We got a runtime of 417 min. with W-LAN turned on, the display brightness level set at around 75% and while engaging a mix of browser tasks, music and diashow. With full display brightness, W-LAN and pure Internet surfing, its usable life is reduced to 358 min. It lasted 223 min. when a film with material suitable for the display was added to the mix. Those wanting to play Full-HD material (1080p) have to make do with a runtime of 189 min, whereby also in this case, using it as a player via HDMI means the display normally remains off and should thereby increase the runtimes a bit. The same scenario with all the consumers turned on reduces the minimum useable life to 151 min.

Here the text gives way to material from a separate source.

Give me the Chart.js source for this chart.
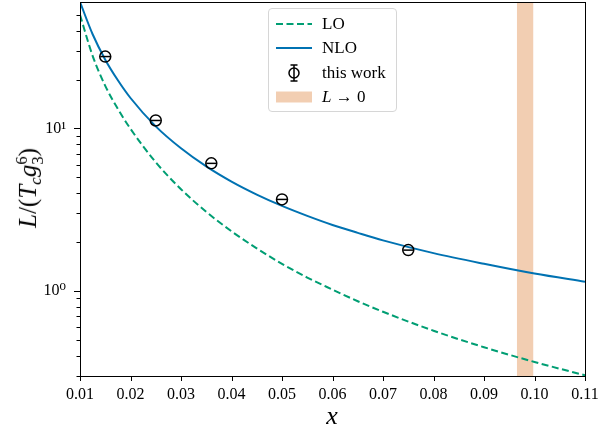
<!DOCTYPE html>
<html>
<head>
<meta charset="utf-8">
<script src="https://cdn.jsdelivr.net/npm/chart.js@4.4.1/dist/chart.umd.min.js"></script>
<style>
  html, body { margin: 0; padding: 0; background: #fff; }
  #wrap { position: relative; width: 613px; height: 431px; overflow: hidden; }
  #chart { position: absolute; left: 0; top: 0; }
  .serif { font-family: "Liberation Serif", "DejaVu Serif", serif; color: #000; }
  .it { font-style: italic; }
  #ytitle { position: absolute; left: 30px; top: 188px; font-size: 25px; white-space: nowrap;
            transform: translate(-50%, -50%) rotate(-90deg); }
  #xtitle { position: absolute; left: 332px; top: 416px; font-size: 26px; transform: translate(-50%, -50%); }
  .sub { font-size: 0.68em; vertical-align: -0.3em; font-style: italic; }
  .ss { display: inline-block; vertical-align: -0.42em; font-size: 0.66em; line-height: 0.95em; font-style: normal; text-align: left; }
  .ss span { display: block; }
  #legend { position: absolute; left: 268px; top: 8px; width: 127px; height: 102px;
            border: 1px solid #d6d6d6; border-radius: 4px; background: rgba(255,255,255,0.8); }
  #legend .row { position: absolute; left: 0; height: 20px; width: 127px; }
  #legend svg { position: absolute; left: 6px; top: 0; }
  #legend .lab { position: absolute; left: 53px; top: 0; font-size: 17px; line-height: 20px; white-space: nowrap; }
</style>
</head>
<body>
<div id="wrap">
  <canvas id="chart" width="613" height="431"></canvas>
  <div id="ytitle" class="serif"><span class="it">L</span>/(<span class="it">T</span><span class="sub">c</span><span class="it">g</span><span class="ss"><span>6</span><span>3</span></span>)</div>
  <div id="xtitle" class="serif it">x</div>
  <div id="legend" class="serif">
    <div class="row" style="top:5px">
      <svg width="38" height="20"><line x1="1" y1="10" x2="37" y2="10" stroke="#009E73" stroke-width="2" stroke-dasharray="7 3.5"/></svg>
      <span class="lab">LO</span>
    </div>
    <div class="row" style="top:29px">
      <svg width="38" height="20"><line x1="1" y1="10" x2="37" y2="10" stroke="#0072B2" stroke-width="2"/></svg>
      <span class="lab">NLO</span>
    </div>
    <div class="row" style="top:54px">
      <svg width="38" height="20">
        <line x1="19" y1="2" x2="19" y2="18" stroke="#000" stroke-width="1.5"/>
        <line x1="15.5" y1="2" x2="22.5" y2="2" stroke="#000" stroke-width="1.5"/>
        <line x1="15.5" y1="18" x2="22.5" y2="18" stroke="#000" stroke-width="1.5"/>
        <circle cx="19" cy="10" r="5" fill="none" stroke="#000" stroke-width="1.5"/>
      </svg>
      <span class="lab">this work</span>
    </div>
    <div class="row" style="top:78px">
      <svg width="38" height="20"><rect x="1" y="4.5" width="36" height="11" fill="rgba(213,94,0,0.3)"/></svg>
      <span class="lab"><span class="it">L</span> &rarr; 0</span>
    </div>
  </div>
</div>
<script>
  // values
  const xGrid = [0.01, 0.0125, 0.015, 0.0175, 0.02, 0.025, 0.03, 0.035, 0.04, 0.045,
                 0.05, 0.055, 0.06, 0.065, 0.07, 0.08, 0.09, 0.10, 0.11];
  const loValues = [50, 28.0, 18.3, 13.2, 9.95, 6.2, 4.23, 3.07, 2.33, 1.83,
                    1.47, 1.21, 1.02, 0.865, 0.745, 0.570, 0.451, 0.366, 0.303];
  const nloValues = [60, 38.0, 26.5, 19.8, 15.4, 10.3, 7.55, 5.84, 4.71, 3.92,
                     3.34, 2.90, 2.55, 2.28, 2.05, 1.71, 1.47, 1.28, 1.14];
  const workX = [0.015, 0.025, 0.036, 0.05, 0.075];
  const workY = [27.7, 11.2, 6.1, 3.66, 1.785];
  const bandRange = [0.0965, 0.0998];
  const xTicks = [0.01, 0.02, 0.03, 0.04, 0.05, 0.06, 0.07, 0.08, 0.09, 0.10, 0.11];
  const yTicks = [0.3, 0.4, 0.5, 0.6, 0.7, 0.8, 0.9, 1, 2, 3, 4, 5, 6, 7, 8, 9, 10, 20, 30, 40, 50];
  const yMajor = { 1: '10\u2070', 10: '10\u00b9' };
  const yMin = 0.3, yMax = 60;

  const serif = '"Liberation Serif", "DejaVu Serif", serif';

  // box around the plot and outward tick marks
  const frame = {
    id: 'frame',
    afterDatasetsDraw(chart) {
      const c = chart.ctx;
      const a = chart.chartArea;
      const xs = chart.scales.x, ys = chart.scales.y;
      c.save();
      c.strokeStyle = '#000';
      c.lineWidth = 1;
      c.strokeRect(Math.round(a.left) + 0.5, Math.round(a.top) + 0.5,
                   Math.round(a.right - a.left), Math.round(a.bottom - a.top));
      c.beginPath();
      xTicks.forEach(v => {
        const px = Math.round(xs.getPixelForValue(v)) + 0.5;
        c.moveTo(px, a.bottom);
        c.lineTo(px, a.bottom + 5);
      });
      yTicks.forEach(v => {
        const py = Math.round(ys.getPixelForValue(v)) + 0.5;
        const len = yMajor[v] ? 6 : 3.5;
        c.moveTo(a.left, py);
        c.lineTo(a.left - len, py);
      });
      c.stroke();
      c.restore();
    }
  };

  const ctx = document.getElementById('chart');

  new Chart(ctx, {
    type: 'line',
    data: {
      datasets: [
        {
          label: 'this work',
          data: workX.map((x, i) => ({ x: x, y: workY[i] })),
          showLine: false,
          pointStyle: 'circle',
          pointRadius: 5.5,
          borderColor: '#000',
          backgroundColor: 'rgba(0,0,0,0)',
          borderWidth: 1.5,
          order: 0
        },
        {
          label: 'caps',
          data: workX.map((x, i) => ({ x: x, y: workY[i] })),
          showLine: false,
          pointStyle: 'line',
          pointRadius: 5,
          borderColor: '#000',
          borderWidth: 1.5,
          order: 0
        },
        {
          label: 'NLO',
          data: xGrid.map((x, i) => ({ x: x, y: nloValues[i] })),
          borderColor: '#0072B2',
          borderWidth: 2,
          pointRadius: 0,
          cubicInterpolationMode: 'monotone',
          fill: false,
          order: 1
        },
        {
          label: 'LO',
          data: xGrid.map((x, i) => ({ x: x, y: loValues[i] })),
          borderColor: '#009E73',
          borderWidth: 2,
          borderDash: [7, 3.5],
          pointRadius: 0,
          cubicInterpolationMode: 'monotone',
          fill: false,
          order: 2
        },
        {
          label: 'L \u2192 0',
          data: [{ x: bandRange[0], y: yMax }, { x: bandRange[1], y: yMax }],
          borderWidth: 0,
          pointRadius: 0,
          backgroundColor: 'rgba(213,94,0,0.3)',
          fill: 'start',
          order: 5
        }
      ]
    },
    options: {
      responsive: false,
      animation: false,
      layout: { autoPadding: false, padding: { left: 0, top: 2, right: 28, bottom: 0 } },
      scales: {
        x: {
          type: 'linear',
          min: 0.01,
          max: 0.11,
          afterFit: s => { s.height = 55; s.paddingLeft = 0; s.paddingRight = 0; },
          afterBuildTicks: s => { s.ticks = xTicks.map(v => ({ value: v })); },
          grid: { display: false },
          border: { display: false },
          ticks: {
            autoSkip: false,
            maxRotation: 0,
            padding: 1,
            color: '#000',
            font: { family: serif, size: 16 },
            callback: v => v.toFixed(2)
          }
        },
        y: {
          type: 'logarithmic',
          min: yMin,
          max: yMax,
          afterFit: s => { s.width = 80; s.paddingTop = 0; s.paddingBottom = 0; },
          afterBuildTicks: s => { s.ticks = yTicks.map(v => ({ value: v })); },
          grid: { display: false },
          border: { display: false },
          ticks: {
            autoSkip: false,
            padding: 6,
            color: '#000',
            font: { family: serif, size: 16 },
            callback: v => yMajor[v] || ''
          }
        }
      },
      plugins: {
        legend: { display: false },
        tooltip: { enabled: false }
      }
    },
    plugins: [frame]
  });
</script>
</body>
</html>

|Idle (without WLAN, min brightness)||8h 41min|
|WiFi Surfing||5h 58min|
|Load (maximum brightness)||2h 31min|
The Toshiba Folio has several merits which score well compared to some of the Android competitors. The display offers good maximum brightness, the range of equipment with webcam, card reader, USB, HDMI and docking port is impressive and Android 2.2 is already installed.
But not all Androids are created equal. The Folio doesn't have access to Google's Android Market which means that the range of apps is greatly limited and that it doesn't offer Flash Player. Being limited to FAT32-formatted memory also isn't exactly what one would expect.
On the other hand, it has a smooth interface operation and the battery runtimes in practice is quite appealing. Though the quality of the case is much better than on the Archos 101, it still doesn't reach the level of a Samsung Galaxy Tab or even an Apple iPad. It is also heavy and large.
Also limiting is the display, which is weak in contrast and produces images, which are very dependent on the viewing angle. It is also only suitable in some circumstances for use outdoors.
The performance potential of the hardware is good for an Android-tablet, but due to the lack of demanding apps, the strengths of the Nvidia Tegra 250 only come to light when depicting full-HD.
Overall, the Folio 100 can be used well as a multimedia- and surfing device so long as one can accept those limitations mentioned as well as the relatively high price.